At this point, the phrase "This is the politics of the mad house" takes on its full potential, as we start to see the similarities between Howard's proposed policies, and many of the intents behind aging initiatives that set out to partition the poor and the insane. And what of the fathers that are imprisoned? If their lack of presence in their children's upbringing is so important, wouldn't it make sense to just lock up entire families in one go?
However, Mike then does a small u-turn, and decides that rehabilitation rather than remand is an option for some - the drug abusers. Although perhaps this only applies to the younger ones...

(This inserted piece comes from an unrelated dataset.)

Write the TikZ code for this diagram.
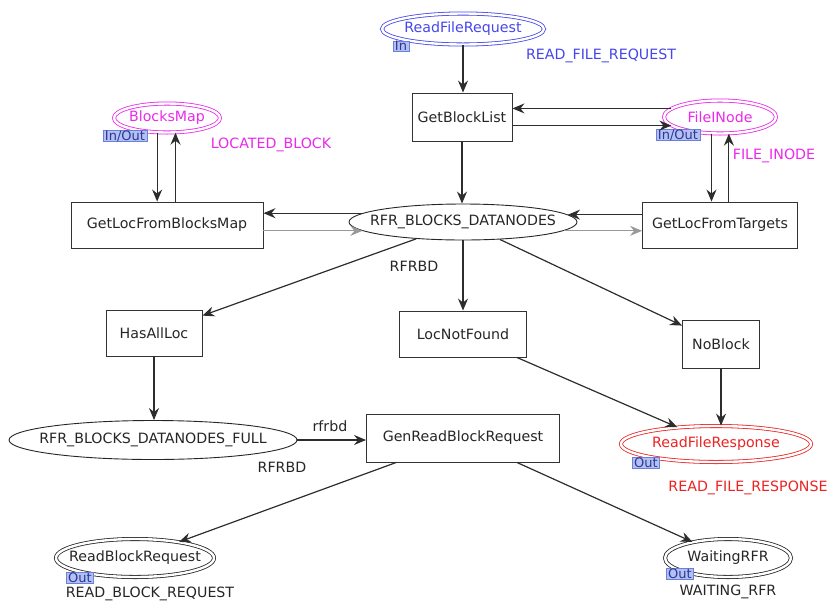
\documentclass[tikz,border=0pt]{standalone}
\usepackage{fontspec}
\setmainfont{DejaVu Sans}
\usetikzlibrary{shapes.geometric,arrows.meta}
\definecolor{cpnblue}{RGB}{70,70,235}
\definecolor{cpnmag}{RGB}{235,40,235}
\definecolor{cpnred}{RGB}{235,35,35}
\definecolor{tagfill}{RGB}{178,192,242}
\definecolor{tagdraw}{RGB}{105,128,220}
\definecolor{tagtext}{RGB}{45,55,150}
\definecolor{arcgray}{RGB}{45,45,45}
% zero-width centred text, so a place's ellipse takes only its given size
\newcommand\placetext[1]{\makebox[0pt]{#1}}
\begin{document}
\begin{tikzpicture}[x=1pt,y=-1pt,
  font=\fontsize{14.2}{16}\selectfont,
  trans/.style={draw=black!80, line width=0.9pt, fill=white, inner sep=0pt, text=black!85},
  place/.style={ellipse, draw=black!85, line width=0.9pt, inner sep=0pt, text=black!85},
  ioplace/.style={place, draw=#1, text=#1, double=white, double distance=2.4pt, line width=0.8pt},
  tag/.style={draw=tagdraw, fill=tagfill, text=tagtext, line width=0.6pt,
    inner xsep=2pt, inner ysep=0.3pt, font=\fontsize{13}{13}\selectfont},
  inscr/.style={inner sep=0pt},
  arc/.style={draw=arcgray, line width=1.2pt, -{Stealth[length=12pt,width=10pt,inset=4pt]}},
  lightarc/.style={arc, draw=black!40, line width=1pt}
]
\useasboundingbox (0,0) rectangle (832,606);

% places
\node[ioplace=cpnblue, minimum width=162pt, minimum height=31pt] (rfq) at (463,29) {\placetext{ReadFileRequest}};
\node[ioplace=cpnmag, minimum width=106pt, minimum height=29pt] (bm) at (167,118) {\placetext{BlocksMap}};
\node[ioplace=cpnmag, minimum width=112pt, minimum height=33pt] (fin) at (720,117) {\placetext{FileINode}};
\node[place, minimum width=228pt, minimum height=36pt] (rfr) at (463,222) {\placetext{RFR\_BLOCKS\_DATANODES}};
\node[place, minimum width=288pt, minimum height=39pt] (rfrf) at (153,440) {\placetext{RFR\_BLOCKS\_DATANODES\_FULL}};
\node[ioplace=cpnred, minimum width=190pt, minimum height=36pt] (rfs) at (716,444) {\placetext{ReadFileResponse}};
\node[ioplace=black!85, minimum width=158pt, minimum height=38pt] (rbr) at (135,558) {\placetext{ReadBlockRequest}};
\node[ioplace=black!85, minimum width=126pt, minimum height=38pt] (wrfr) at (728,558) {\placetext{WaitingRFR}};

% transitions
\node[trans, minimum width=100pt, minimum height=48pt] (gbl) at (462,117) {GetBlockList};
\node[trans, minimum width=192pt, minimum height=46pt] (glbm) at (167,225) {GetLocFromBlocksMap};
\node[trans, minimum width=155pt, minimum height=46pt] (glft) at (720,225) {GetLocFromTargets};
\node[trans, minimum width=96pt, minimum height=46pt] (hal) at (154,333) {HasAllLoc};
\node[trans, minimum width=127pt, minimum height=46pt] (lnf) at (463,334) {LocNotFound};
\node[trans, minimum width=77pt, minimum height=48pt] (nob) at (721,344) {NoBlock};
\node[trans, minimum width=193pt, minimum height=48pt] (grbr) at (463,438) {GenReadBlockRequest};

% port tags
\node[tag] (tin) at (401,46) {In};
\node[tag] (tbm) at (125,136) {In/Out};
\node[tag] (tfin) at (678,135) {In/Out};
\node[tag] (trfs) at (646,463) {Out};
\node[tag] (trbr) at (80,578) {Out};
\node[tag] (twrfr) at (680,574) {Out};

% colour sets and arc inscriptions
\node[inscr, text=cpnblue] (crfq) at (601,56) {READ\_FILE\_REQUEST};
\node[inscr, text=cpnmag] (cbm) at (271,145) {LOCATED\_BLOCK};
\node[inscr, text=cpnmag] (cfin) at (774,156) {FILE\_INODE};
\node[inscr, text=black!85] (crfr) at (414,266) {RFRBD};
\node[inscr, text=black!85] (arcl) at (330,426) {rfrbd};
\node[inscr, text=black!85] (crfrf) at (282,467) {RFRBD};
\node[inscr, text=cpnred] (crfs) at (748,488) {READ\_FILE\_RESPONSE};
\node[inscr, text=black!85] (crbr) at (150,594) {READ\_BLOCK\_REQUEST};
\node[inscr, text=black!85] (cwrfr) at (728,592) {WAITING\_RFR};

% arcs
\draw[arc] (rfq.south) -- (rfq.south |- gbl.north);
\draw[arc] (fin.170.7) -- (fin.170.7 -| gbl.east);
\draw[arc] (gbl.east |- fin.190.9) -- (fin.190.9);
\draw[arc] (gbl.south) -- (gbl.south |- rfr.north);
\draw[arc] (bm.236.9) -- (bm.236.9 |- glbm.north);
\draw[arc] (bm.300 |- glbm.north) -- (bm.300);
\draw[arc] (fin.243.9) -- (fin.243.9 |- glft.north);
\draw[arc] (fin.298.9 |- glft.north) -- (fin.298.9);
\draw[arc] (rfr.175.5) -- (rfr.175.5 -| glbm.east);
\draw[lightarc] (glbm.east |- rfr.185.25) -- (rfr.185.25);
\draw[arc] (glft.west |- rfr.4.5) -- (rfr.4.5);
\draw[lightarc] (rfr.-5.25) -- (rfr.-5.25 -| glft.west);
\draw[arc] (rfr) -- (hal);
\draw[arc] (rfr.south) -- (rfr.south |- lnf.north);
\draw[arc] (rfr) -- (nob);
\draw[arc] (hal.south) -- (hal.south |- rfrf.north);
\draw[arc] (rfrf.east) -- (rfrf.east -| grbr.west);
\draw[arc] (lnf) -- (rfs);
\draw[arc] (nob.south) -- (nob.south |- rfs.north);
\draw[arc] (grbr) -- (rbr);
\draw[arc] (grbr) -- (wrfr);
\end{tikzpicture}
\end{document}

"we will increase the number of rehab places to 20,000 - enough for every hard drug addict aged 16 to 24."
Presumably if you're older, it's the slammer, along with the rest of them, who couldn't make it through rehab the first time and so were given up on. No hope.
Then, there's a recount of the Tory leader's CV, and an executive summary for those fed on soundbites and tabloid headlines, but nothing worth covering here.
Blunkett is bad, but Howard is worse, judging by his rant today. Under him, the only society we would get is one in which those too poor to afford private protection would be either locked up from teenage years, or raised in a society of brutal discipline, and fear of others - not respect. By resorting to force and discipline as the primary method to bully society into something supposedly respectable, Howard proposes to turn us into a people of the same attitude as those he seeks to castigate and segregate - a nation that believes in order through totalitarianism rather than understanding. A nation that lives bitterly and that lacks thoughtfulness, rather than one that seeks to thrive on education and civility.
Let's just hope that Blunkett doesn't try to out-H.O. Howard now.